Cuba Blasts U.S. Manipulation Amid Recent Unrest
HAVANA (Dispatches) - Cuban Foreign Minister Bruno Rodriguez has held the United States responsible for stirring up violence in his country, saying Washington is using high-tech digital systems to incite protests in the Caribbean island nation.
Rodriguez said Washington sought to generate disorder and instability to fracture the constitutional order and social consensus in Cuba and the harmony of Cubans through the use of powerful and sophisticated instruments.
Rodriguez condemned the campaign promoted from U.S. soil through social media to promote riots and destabilizing acts, warning that such irresponsible conduct could have negative implications for the region and even harm the national interests of the U.S.
The minister said that political circles controlling Washington’s Cuba policy had taken advantage of the harsh conditions generated by the coronavirus pandemic, adding that they had used lies, slander, and manipulation of facts to provoke people.
He said a large-scale anti-Cuba communication operation had been underway since June 23, when Havana presented the report ‘Necessity of ending the economic, commercial and financial blockade imposed by the United States of America on Cuba’ at the United Nations General Assembly.
The operation includes calls for violence, aggression against the authorities, and the assassination of leaders and promotes the irregular migratory flow, he said.
Rodriguez also denounced the so-called “SOS Cuba” campaign promoted on social networks as one of manipulation, warning that the campaign calls for a humanitarian intervention in Cuba, which means a U.S. military intervention that is against international and Cuban laws.

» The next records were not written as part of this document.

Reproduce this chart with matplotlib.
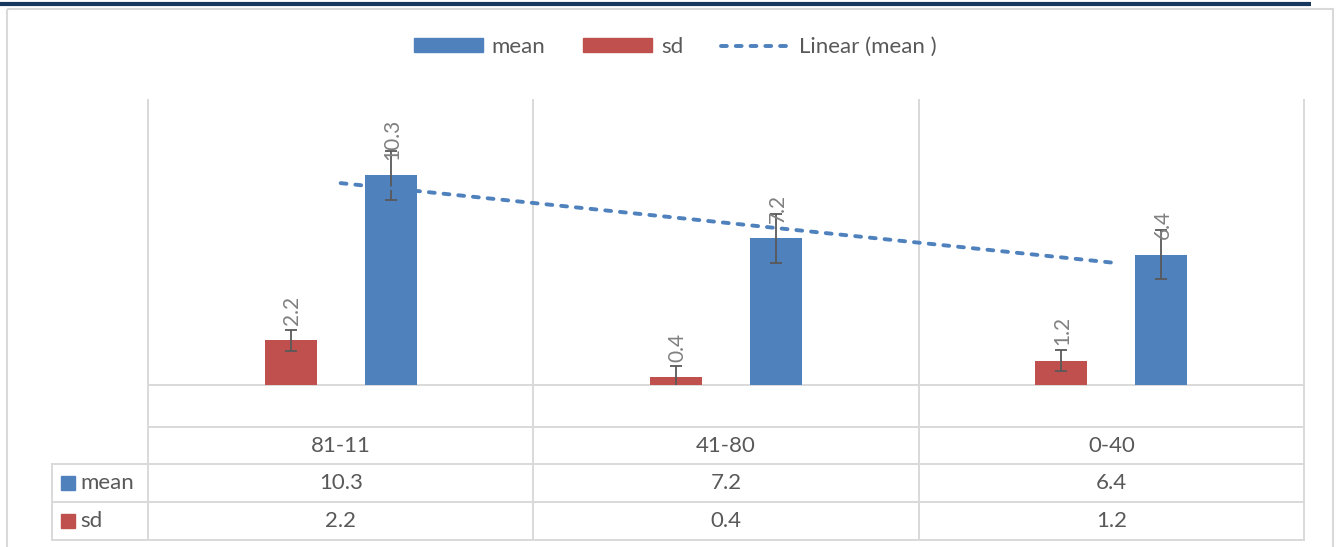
import matplotlib

matplotlib.use('Agg')
import matplotlib.pyplot as plt
import matplotlib.transforms as mtransforms
from matplotlib.patches import Rectangle, Patch
from matplotlib.lines import Line2D
import numpy as np

plt.rcParams['font.family'] = ['Lato', 'DejaVu Sans']

# --- data ---
categories = ['81-11', '41-80', '0-40']
mean = [10.3, 7.2, 6.4]
sd = [2.2, 0.4, 1.2]
mean_err = [1.19, 1.19, 1.19]   # Excel "standard error" bars
sd_err = [0.52, 0.52, 0.52]

BLUE = '#4F81BD'
RED = '#C0504D'
TXT = '#595959'
GRID = '#D9D9D9'

W, H = 1338, 547
fig = plt.figure(figsize=(W / 100, H / 100), dpi=100)

# background / table layer in pixel coordinates
bg = fig.add_axes([0, 0, 1, 1], zorder=0)
bg.set_xlim(0, W)
bg.set_ylim(H, 0)
bg.axis('off')

# plot area
ax = fig.add_axes([148 / W, (H - 385) / H, (1304 - 148) / W, (385 - 100) / H], zorder=1)
ax.patch.set_alpha(0)
x = np.arange(1, len(categories) + 1)
off, bw = 0.13, 0.135
ax.bar(x - off, sd, bw, color=RED, zorder=2)
ax.bar(x + off, mean, bw, color=BLUE, zorder=2)
ax.errorbar(x - off, sd, yerr=sd_err, fmt='none', ecolor=TXT, elinewidth=1.3, capsize=4, capthick=1.3, zorder=3)
ax.errorbar(x + off, mean, yerr=mean_err, fmt='none', ecolor=TXT, elinewidth=1.3, capsize=4, capthick=1.3, zorder=3)
for xs, vals in [(x - off, sd), (x + off, mean)]:
    for xi, v in zip(xs, vals):
        ax.annotate(f'{v:g}', (xi, v), xytext=(1, 11), textcoords='offset points',
                    rotation=90, ha='center', va='bottom', fontsize=15, color='#808080', zorder=4)

# linear trendline of mean
k, b0 = np.polyfit(x, mean, 1)
ax.plot(x, k * x + b0, color=BLUE, lw=2.8, dashes=(1.5, 2.3), dash_capstyle='round', zorder=4)

ax.set_xlim(0.5, len(categories) + 0.5)
ax.set_ylim(0, 14)
ax.axis('off')

# chart frame and top rule
bg.add_patch(Rectangle((7, 9), 1333 - 7, H, fill=False, ec=GRID, lw=1.5))
bg.plot([0, 1311], [4, 4], color='#17375E', lw=3, solid_capstyle='butt')

# grid / data table
tr = mtransforms.blended_transform_factory(ax.transData, bg.transData)
edges = np.arange(0.5, len(categories) + 1, 1.0)
for e in edges:
    bg.plot([e, e], [100, 540], color=GRID, lw=1.4, transform=tr)
for yy in [385, 427]:
    bg.plot([edges[0], edges[-1]], [yy, yy], color=GRID, lw=1.4, transform=tr)
for yy in [464, 502, 540]:
    bg.plot([52, 1304], [yy, yy], color=GRID, lw=1.4)
bg.plot([52, 52], [464, 540], color=GRID, lw=1.4)

for xi, c, m, s in zip(x, categories, mean, sd):
    bg.text(xi, 446, c, transform=tr, ha='center', va='center', fontsize=16, color=TXT)
    bg.text(xi, 483, f'{m:g}', transform=tr, ha='center', va='center', fontsize=16, color=TXT)
    bg.text(xi, 521, f'{s:g}', transform=tr, ha='center', va='center', fontsize=16, color=TXT)

for yy, lab, col in [(483, 'mean', BLUE), (521, 'sd', RED)]:
    bg.add_patch(Rectangle((61, yy - 7), 14, 14, color=col))
    bg.text(80, yy, lab, ha='left', va='center', fontsize=16, color=TXT)

# legend
handles = [Patch(color=BLUE), Patch(color=RED),
           Line2D([], [], color=BLUE, lw=2.8, dashes=(1.5, 2.3), dash_capstyle='round')]
fig.legend(handles, ['mean', 'sd', 'Linear (mean )'], loc='center', ncol=3,
           bbox_to_anchor=(675 / W, 1 - 47 / H), frameon=False, fontsize=16,
           handlelength=3.1, handleheight=0.6, handletextpad=0.4, columnspacing=1.7,
           labelcolor=TXT)

fig.savefig('out.png', dpi=100)
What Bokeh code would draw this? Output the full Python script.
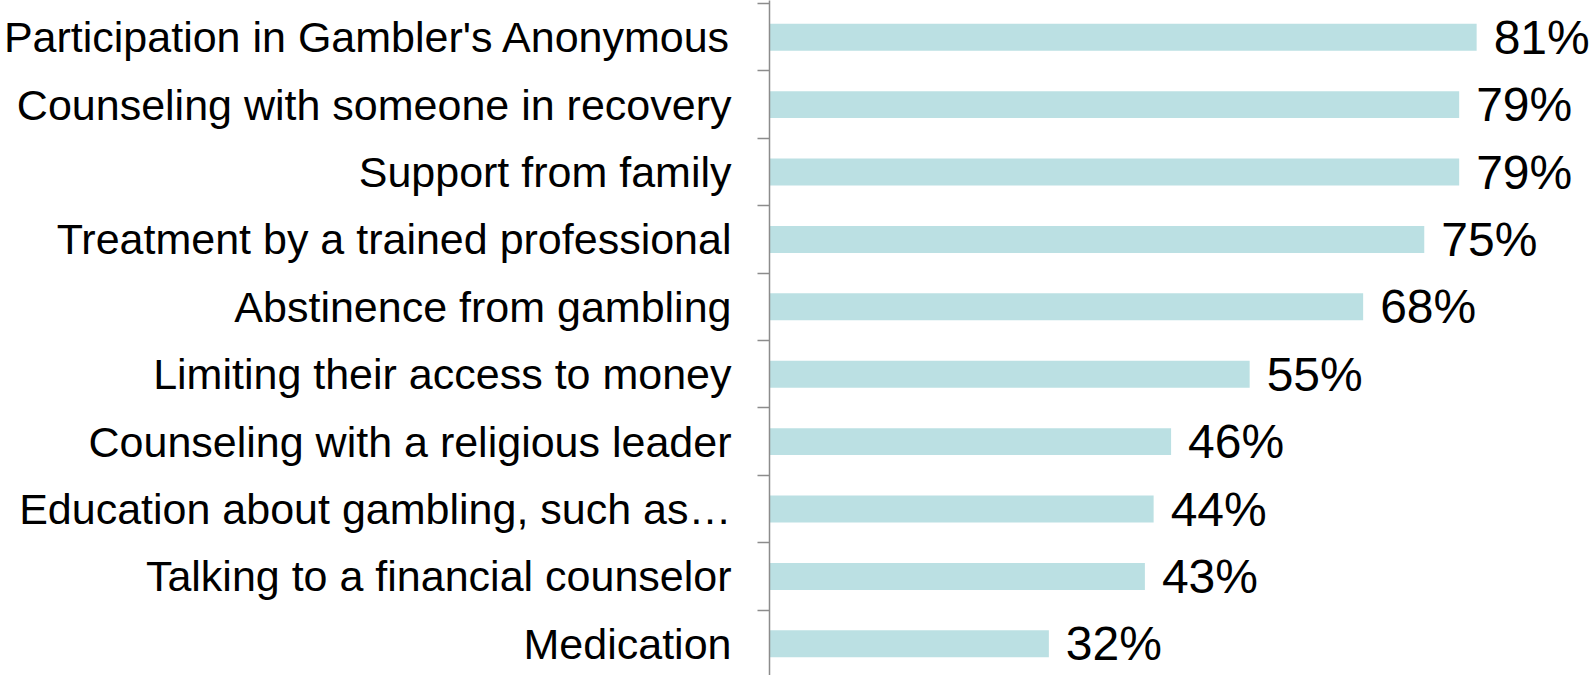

Protest rallies erupted against Cuban President Miguel Diaz-Canel’s government over the weekend. Thousands took to the streets in major cities demanding his resignation amid a worsening economic problems.
Mayor of Miami: Biden Should Consider
Airstrikes on Cuba
The Mayor of Miami stated that President Joe Biden should consider air raids on Cuba in support of Havana dissidents.
Miami Mayor Francis Suarez, the 43-year-old Miami-born lawyer whose father was the first-ever Cuban-born mayor of the South Florida city, told Fox News on Tuesday that the option of military air raids “has to be explored”.
“What should be contemplated right now is a coalition of potential military action in Cuba, similar to what has happened... in both Republican and Democrat administrations,” Suarez said.
He then referenced the 1989 American invasion of Panama under President George H.W. Bush and U.S.-led NATO strikes in Yugoslavia during the Kosovo War in 1999.
Suarez later told The Miami Herald that he was not advocating for airstrikes or any other form of military intervention, though he did say that policymakers should consider using the military in some capacity.